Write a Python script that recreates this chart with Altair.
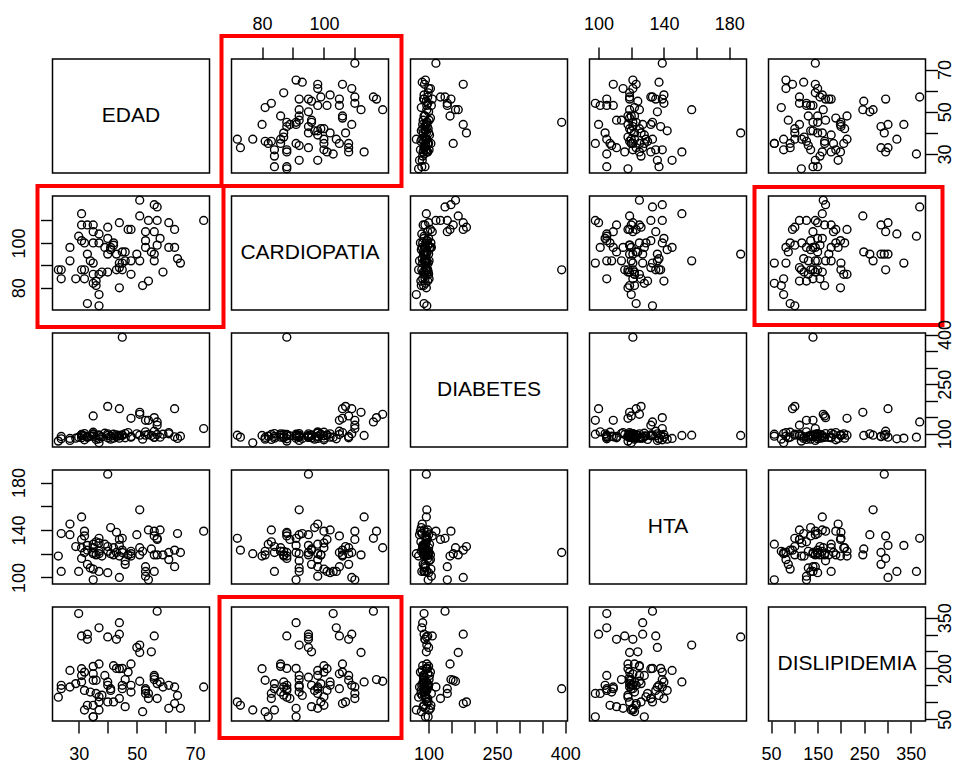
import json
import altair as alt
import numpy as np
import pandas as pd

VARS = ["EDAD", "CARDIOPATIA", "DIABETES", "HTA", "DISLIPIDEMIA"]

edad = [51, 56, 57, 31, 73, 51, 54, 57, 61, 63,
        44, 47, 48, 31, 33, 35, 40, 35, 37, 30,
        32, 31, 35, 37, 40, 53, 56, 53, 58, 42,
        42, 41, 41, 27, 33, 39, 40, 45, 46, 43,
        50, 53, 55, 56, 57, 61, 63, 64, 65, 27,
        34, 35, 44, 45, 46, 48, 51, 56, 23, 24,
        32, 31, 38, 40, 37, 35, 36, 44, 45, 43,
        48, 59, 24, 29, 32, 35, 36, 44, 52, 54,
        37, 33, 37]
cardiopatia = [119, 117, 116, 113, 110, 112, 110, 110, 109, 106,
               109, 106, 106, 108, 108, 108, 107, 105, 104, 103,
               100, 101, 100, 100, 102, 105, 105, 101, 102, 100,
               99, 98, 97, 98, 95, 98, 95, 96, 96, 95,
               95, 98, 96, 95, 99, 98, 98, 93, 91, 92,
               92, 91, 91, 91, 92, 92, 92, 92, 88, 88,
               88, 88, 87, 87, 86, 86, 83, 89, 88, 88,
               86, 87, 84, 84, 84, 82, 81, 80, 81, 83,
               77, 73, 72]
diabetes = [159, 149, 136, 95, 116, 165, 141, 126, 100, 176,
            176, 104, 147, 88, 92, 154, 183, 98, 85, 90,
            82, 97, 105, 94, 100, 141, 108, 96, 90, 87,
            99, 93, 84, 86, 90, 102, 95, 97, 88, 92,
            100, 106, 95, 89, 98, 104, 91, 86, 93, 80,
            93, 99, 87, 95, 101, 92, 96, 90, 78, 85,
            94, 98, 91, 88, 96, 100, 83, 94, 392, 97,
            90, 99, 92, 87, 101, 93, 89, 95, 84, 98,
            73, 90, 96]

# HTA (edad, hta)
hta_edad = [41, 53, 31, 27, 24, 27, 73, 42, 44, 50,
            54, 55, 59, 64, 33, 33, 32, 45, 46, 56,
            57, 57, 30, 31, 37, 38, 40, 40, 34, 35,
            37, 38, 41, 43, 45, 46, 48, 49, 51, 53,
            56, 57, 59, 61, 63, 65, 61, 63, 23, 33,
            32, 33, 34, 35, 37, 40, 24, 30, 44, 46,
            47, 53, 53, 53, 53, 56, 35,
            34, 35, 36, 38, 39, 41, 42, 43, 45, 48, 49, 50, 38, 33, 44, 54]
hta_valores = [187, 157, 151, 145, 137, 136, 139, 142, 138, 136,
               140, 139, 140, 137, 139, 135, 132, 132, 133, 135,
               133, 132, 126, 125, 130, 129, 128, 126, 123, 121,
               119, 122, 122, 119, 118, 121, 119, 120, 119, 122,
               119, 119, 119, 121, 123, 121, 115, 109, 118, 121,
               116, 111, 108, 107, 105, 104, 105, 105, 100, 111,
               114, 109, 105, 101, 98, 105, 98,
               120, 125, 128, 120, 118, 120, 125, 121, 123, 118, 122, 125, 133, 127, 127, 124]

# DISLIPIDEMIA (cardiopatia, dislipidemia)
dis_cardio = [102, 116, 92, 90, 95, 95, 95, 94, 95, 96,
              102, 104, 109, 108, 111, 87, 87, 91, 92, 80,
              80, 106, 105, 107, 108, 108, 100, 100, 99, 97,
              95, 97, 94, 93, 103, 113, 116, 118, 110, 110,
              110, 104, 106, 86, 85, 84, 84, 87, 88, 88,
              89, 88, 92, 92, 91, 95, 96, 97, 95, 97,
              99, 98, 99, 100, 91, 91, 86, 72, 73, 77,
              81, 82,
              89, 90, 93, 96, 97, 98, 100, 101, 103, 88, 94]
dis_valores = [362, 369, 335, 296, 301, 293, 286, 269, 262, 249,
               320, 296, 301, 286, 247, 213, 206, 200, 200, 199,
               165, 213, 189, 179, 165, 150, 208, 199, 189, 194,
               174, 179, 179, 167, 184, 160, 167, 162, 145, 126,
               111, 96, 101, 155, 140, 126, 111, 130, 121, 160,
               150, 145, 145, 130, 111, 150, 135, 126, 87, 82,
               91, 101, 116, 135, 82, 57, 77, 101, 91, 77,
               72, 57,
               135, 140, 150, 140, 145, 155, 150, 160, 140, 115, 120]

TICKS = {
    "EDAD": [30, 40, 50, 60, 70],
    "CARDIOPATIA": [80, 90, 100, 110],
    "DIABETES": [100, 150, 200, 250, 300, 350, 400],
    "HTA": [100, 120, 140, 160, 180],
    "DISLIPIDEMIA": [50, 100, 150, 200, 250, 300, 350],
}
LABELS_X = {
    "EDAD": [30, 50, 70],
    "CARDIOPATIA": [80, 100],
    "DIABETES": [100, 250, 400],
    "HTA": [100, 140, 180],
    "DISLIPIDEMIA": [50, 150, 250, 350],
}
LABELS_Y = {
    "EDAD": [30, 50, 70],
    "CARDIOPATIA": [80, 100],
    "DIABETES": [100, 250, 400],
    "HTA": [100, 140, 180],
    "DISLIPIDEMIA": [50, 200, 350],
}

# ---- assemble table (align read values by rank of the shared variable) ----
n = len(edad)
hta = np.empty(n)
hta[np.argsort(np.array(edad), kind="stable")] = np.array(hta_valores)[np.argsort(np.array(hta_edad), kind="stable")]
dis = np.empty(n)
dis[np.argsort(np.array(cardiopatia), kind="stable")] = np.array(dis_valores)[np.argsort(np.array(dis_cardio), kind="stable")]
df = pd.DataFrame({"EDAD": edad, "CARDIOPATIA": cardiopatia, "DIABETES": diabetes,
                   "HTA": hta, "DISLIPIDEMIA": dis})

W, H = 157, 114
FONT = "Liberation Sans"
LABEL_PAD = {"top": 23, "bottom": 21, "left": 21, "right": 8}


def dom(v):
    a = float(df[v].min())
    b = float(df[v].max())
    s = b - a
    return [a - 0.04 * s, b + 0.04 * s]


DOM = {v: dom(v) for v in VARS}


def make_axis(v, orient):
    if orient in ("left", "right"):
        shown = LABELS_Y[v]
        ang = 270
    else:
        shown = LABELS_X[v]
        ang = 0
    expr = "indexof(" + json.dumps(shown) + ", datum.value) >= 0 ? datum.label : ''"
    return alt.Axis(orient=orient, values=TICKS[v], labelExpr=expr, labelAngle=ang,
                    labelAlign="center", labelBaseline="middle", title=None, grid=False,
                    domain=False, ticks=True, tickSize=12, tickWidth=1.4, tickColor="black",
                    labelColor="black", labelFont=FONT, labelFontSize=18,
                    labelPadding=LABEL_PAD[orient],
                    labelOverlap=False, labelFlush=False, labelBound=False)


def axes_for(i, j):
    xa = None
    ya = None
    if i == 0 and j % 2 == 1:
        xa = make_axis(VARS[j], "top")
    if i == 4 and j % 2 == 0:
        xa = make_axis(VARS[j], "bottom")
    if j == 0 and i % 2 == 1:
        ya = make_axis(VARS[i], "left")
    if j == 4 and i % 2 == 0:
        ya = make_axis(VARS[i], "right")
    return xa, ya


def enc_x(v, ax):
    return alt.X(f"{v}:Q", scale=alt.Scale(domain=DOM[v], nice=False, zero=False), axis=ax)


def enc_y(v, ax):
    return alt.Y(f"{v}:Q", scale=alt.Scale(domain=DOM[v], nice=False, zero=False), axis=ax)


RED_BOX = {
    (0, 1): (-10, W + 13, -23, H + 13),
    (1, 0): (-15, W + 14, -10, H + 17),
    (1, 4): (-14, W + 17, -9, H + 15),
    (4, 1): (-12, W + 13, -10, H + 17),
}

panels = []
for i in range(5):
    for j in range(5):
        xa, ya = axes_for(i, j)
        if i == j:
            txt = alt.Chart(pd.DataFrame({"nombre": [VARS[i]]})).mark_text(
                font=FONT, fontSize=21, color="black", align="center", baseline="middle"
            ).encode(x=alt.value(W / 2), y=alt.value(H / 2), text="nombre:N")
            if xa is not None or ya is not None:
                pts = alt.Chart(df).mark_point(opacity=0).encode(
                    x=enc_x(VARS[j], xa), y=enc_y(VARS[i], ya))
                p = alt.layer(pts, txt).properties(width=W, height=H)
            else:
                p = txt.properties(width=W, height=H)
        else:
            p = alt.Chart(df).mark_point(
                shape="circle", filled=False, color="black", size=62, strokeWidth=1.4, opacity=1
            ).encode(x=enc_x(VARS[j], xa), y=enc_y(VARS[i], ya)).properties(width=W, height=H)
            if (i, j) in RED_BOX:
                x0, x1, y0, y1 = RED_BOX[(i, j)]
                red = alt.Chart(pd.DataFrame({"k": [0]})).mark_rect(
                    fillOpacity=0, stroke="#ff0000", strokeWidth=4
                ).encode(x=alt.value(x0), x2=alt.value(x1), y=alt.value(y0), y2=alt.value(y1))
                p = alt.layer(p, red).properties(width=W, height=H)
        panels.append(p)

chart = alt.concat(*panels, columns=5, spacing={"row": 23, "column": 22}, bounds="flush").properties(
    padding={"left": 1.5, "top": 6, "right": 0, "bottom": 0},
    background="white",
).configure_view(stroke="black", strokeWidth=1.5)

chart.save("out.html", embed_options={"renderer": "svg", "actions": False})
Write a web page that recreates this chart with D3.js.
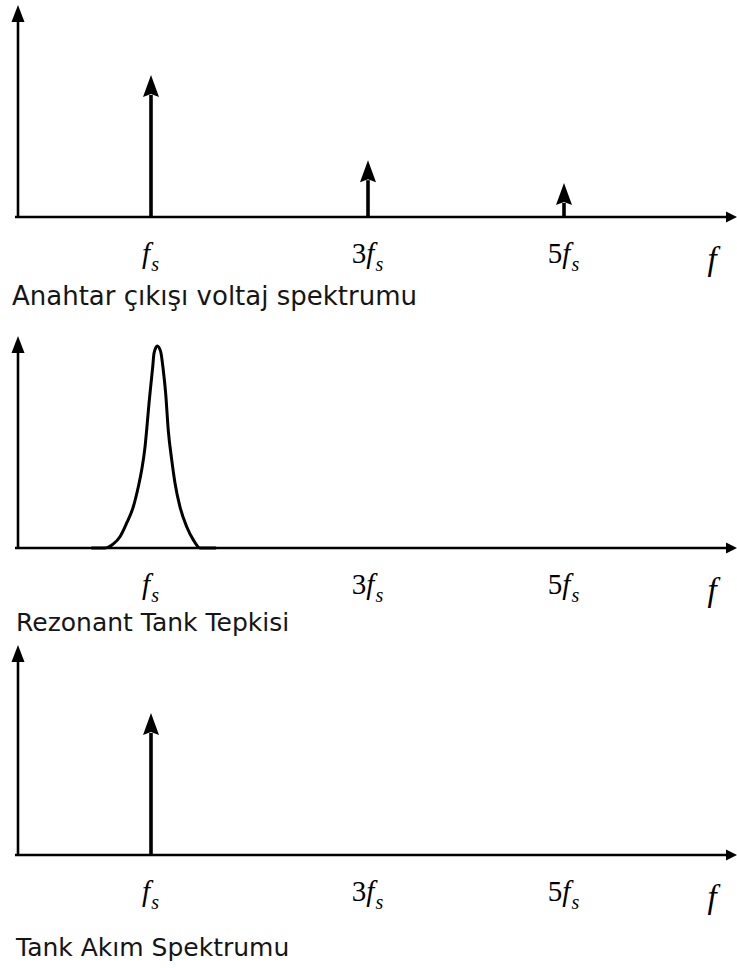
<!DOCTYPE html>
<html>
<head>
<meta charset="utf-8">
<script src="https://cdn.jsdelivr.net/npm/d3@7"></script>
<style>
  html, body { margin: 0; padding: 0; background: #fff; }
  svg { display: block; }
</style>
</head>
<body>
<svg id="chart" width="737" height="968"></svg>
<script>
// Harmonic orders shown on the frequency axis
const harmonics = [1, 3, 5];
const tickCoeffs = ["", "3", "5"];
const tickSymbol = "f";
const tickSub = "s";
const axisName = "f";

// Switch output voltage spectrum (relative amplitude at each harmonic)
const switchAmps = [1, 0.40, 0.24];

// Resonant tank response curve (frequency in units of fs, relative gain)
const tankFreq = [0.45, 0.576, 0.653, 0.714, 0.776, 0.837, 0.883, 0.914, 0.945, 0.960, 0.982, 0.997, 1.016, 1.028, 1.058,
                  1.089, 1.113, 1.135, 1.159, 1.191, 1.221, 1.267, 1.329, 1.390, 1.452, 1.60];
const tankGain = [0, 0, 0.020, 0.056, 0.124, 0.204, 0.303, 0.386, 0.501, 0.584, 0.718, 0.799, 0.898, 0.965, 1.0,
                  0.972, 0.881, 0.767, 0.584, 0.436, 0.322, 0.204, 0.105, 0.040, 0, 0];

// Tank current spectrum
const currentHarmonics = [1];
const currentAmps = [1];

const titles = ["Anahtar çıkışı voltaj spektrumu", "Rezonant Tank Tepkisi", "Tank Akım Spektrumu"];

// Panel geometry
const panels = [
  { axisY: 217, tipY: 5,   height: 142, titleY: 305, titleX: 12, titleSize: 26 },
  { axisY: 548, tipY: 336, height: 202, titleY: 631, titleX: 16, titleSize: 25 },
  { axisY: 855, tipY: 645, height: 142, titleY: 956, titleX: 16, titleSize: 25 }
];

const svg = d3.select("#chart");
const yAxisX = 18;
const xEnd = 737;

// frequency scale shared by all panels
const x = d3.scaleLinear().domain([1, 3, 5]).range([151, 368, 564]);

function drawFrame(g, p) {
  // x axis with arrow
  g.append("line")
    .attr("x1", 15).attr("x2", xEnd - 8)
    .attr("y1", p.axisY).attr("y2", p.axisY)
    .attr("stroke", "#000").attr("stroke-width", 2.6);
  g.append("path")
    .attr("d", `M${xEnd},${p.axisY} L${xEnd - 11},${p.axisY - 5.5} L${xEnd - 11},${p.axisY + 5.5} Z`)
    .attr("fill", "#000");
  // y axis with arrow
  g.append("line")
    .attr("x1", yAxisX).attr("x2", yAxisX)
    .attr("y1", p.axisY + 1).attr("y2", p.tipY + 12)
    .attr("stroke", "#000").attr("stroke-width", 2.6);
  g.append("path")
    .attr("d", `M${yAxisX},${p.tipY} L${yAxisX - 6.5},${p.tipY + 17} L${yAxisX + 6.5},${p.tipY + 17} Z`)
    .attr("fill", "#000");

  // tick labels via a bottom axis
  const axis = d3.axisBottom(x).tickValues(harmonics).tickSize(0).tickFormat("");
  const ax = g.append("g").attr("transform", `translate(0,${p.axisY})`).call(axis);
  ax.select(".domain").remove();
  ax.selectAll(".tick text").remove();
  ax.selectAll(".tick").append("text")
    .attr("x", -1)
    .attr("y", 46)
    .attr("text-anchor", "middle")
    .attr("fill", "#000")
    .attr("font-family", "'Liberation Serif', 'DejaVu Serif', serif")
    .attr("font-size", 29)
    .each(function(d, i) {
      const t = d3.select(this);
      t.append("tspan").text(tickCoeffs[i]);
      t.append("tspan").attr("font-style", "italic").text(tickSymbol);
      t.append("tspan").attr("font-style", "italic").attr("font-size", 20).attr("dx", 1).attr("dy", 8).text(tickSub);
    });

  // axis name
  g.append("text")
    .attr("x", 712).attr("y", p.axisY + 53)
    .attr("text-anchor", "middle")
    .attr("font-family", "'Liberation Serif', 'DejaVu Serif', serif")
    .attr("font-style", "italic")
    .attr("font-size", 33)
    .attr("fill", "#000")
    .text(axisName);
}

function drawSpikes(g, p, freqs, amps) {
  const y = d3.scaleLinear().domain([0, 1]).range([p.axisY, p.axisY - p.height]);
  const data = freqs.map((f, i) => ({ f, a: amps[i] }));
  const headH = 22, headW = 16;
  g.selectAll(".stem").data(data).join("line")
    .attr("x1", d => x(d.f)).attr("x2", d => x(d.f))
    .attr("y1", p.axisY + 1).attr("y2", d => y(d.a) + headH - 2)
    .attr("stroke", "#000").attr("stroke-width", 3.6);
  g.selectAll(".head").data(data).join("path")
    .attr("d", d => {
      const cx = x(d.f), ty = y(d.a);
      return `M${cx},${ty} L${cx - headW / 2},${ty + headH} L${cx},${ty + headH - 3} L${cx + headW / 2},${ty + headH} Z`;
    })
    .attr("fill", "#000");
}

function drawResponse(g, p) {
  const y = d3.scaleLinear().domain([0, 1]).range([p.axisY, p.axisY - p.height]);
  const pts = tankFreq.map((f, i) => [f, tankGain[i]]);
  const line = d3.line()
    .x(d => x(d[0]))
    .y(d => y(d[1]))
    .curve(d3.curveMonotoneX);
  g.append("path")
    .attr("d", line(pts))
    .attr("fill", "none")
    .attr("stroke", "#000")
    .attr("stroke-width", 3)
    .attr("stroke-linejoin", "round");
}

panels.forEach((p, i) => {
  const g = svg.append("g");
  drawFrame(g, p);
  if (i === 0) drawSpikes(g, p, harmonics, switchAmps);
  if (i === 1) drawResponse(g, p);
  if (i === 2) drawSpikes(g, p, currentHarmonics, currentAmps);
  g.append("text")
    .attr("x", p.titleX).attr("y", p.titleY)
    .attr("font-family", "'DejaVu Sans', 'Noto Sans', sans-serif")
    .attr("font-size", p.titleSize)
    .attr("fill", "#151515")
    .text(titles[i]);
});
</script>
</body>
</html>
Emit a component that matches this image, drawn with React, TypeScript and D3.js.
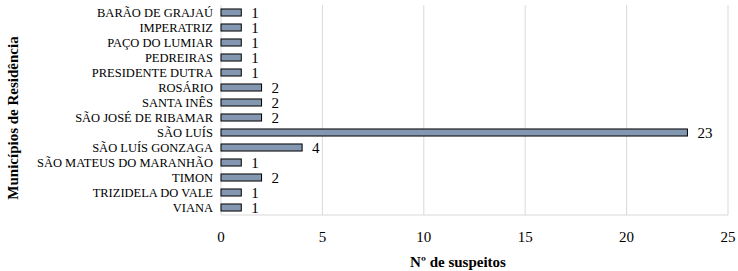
★ ★ ★ ★
**WHAT THIS TASK INVOLVES:** Repeat the lines from where the entries begin to the line with "73, 90, 96]", both included. Any picture is left out.

**CORRECT RESPONSE:**
Write a Python script that recreates this chart with Altair.
import json
import altair as alt
import numpy as np
import pandas as pd

VARS = ["EDAD", "CARDIOPATIA", "DIABETES", "HTA", "DISLIPIDEMIA"]

edad = [51, 56, 57, 31, 73, 51, 54, 57, 61, 63,
        44, 47, 48, 31, 33, 35, 40, 35, 37, 30,
        32, 31, 35, 37, 40, 53, 56, 53, 58, 42,
        42, 41, 41, 27, 33, 39, 40, 45, 46, 43,
        50, 53, 55, 56, 57, 61, 63, 64, 65, 27,
        34, 35, 44, 45, 46, 48, 51, 56, 23, 24,
        32, 31, 38, 40, 37, 35, 36, 44, 45, 43,
        48, 59, 24, 29, 32, 35, 36, 44, 52, 54,
        37, 33, 37]
cardiopatia = [119, 117, 116, 113, 110, 112, 110, 110, 109, 106,
               109, 106, 106, 108, 108, 108, 107, 105, 104, 103,
               100, 101, 100, 100, 102, 105, 105, 101, 102, 100,
               99, 98, 97, 98, 95, 98, 95, 96, 96, 95,
               95, 98, 96, 95, 99, 98, 98, 93, 91, 92,
               92, 91, 91, 91, 92, 92, 92, 92, 88, 88,
               88, 88, 87, 87, 86, 86, 83, 89, 88, 88,
               86, 87, 84, 84, 84, 82, 81, 80, 81, 83,
               77, 73, 72]
diabetes = [159, 149, 136, 95, 116, 165, 141, 126, 100, 176,
            176, 104, 147, 88, 92, 154, 183, 98, 85, 90,
            82, 97, 105, 94, 100, 141, 108, 96, 90, 87,
            99, 93, 84, 86, 90, 102, 95, 97, 88, 92,
            100, 106, 95, 89, 98, 104, 91, 86, 93, 80,
            93, 99, 87, 95, 101, 92, 96, 90, 78, 85,
            94, 98, 91, 88, 96, 100, 83, 94, 392, 97,
            90, 99, 92, 87, 101, 93, 89, 95, 84, 98,
            73, 90, 96]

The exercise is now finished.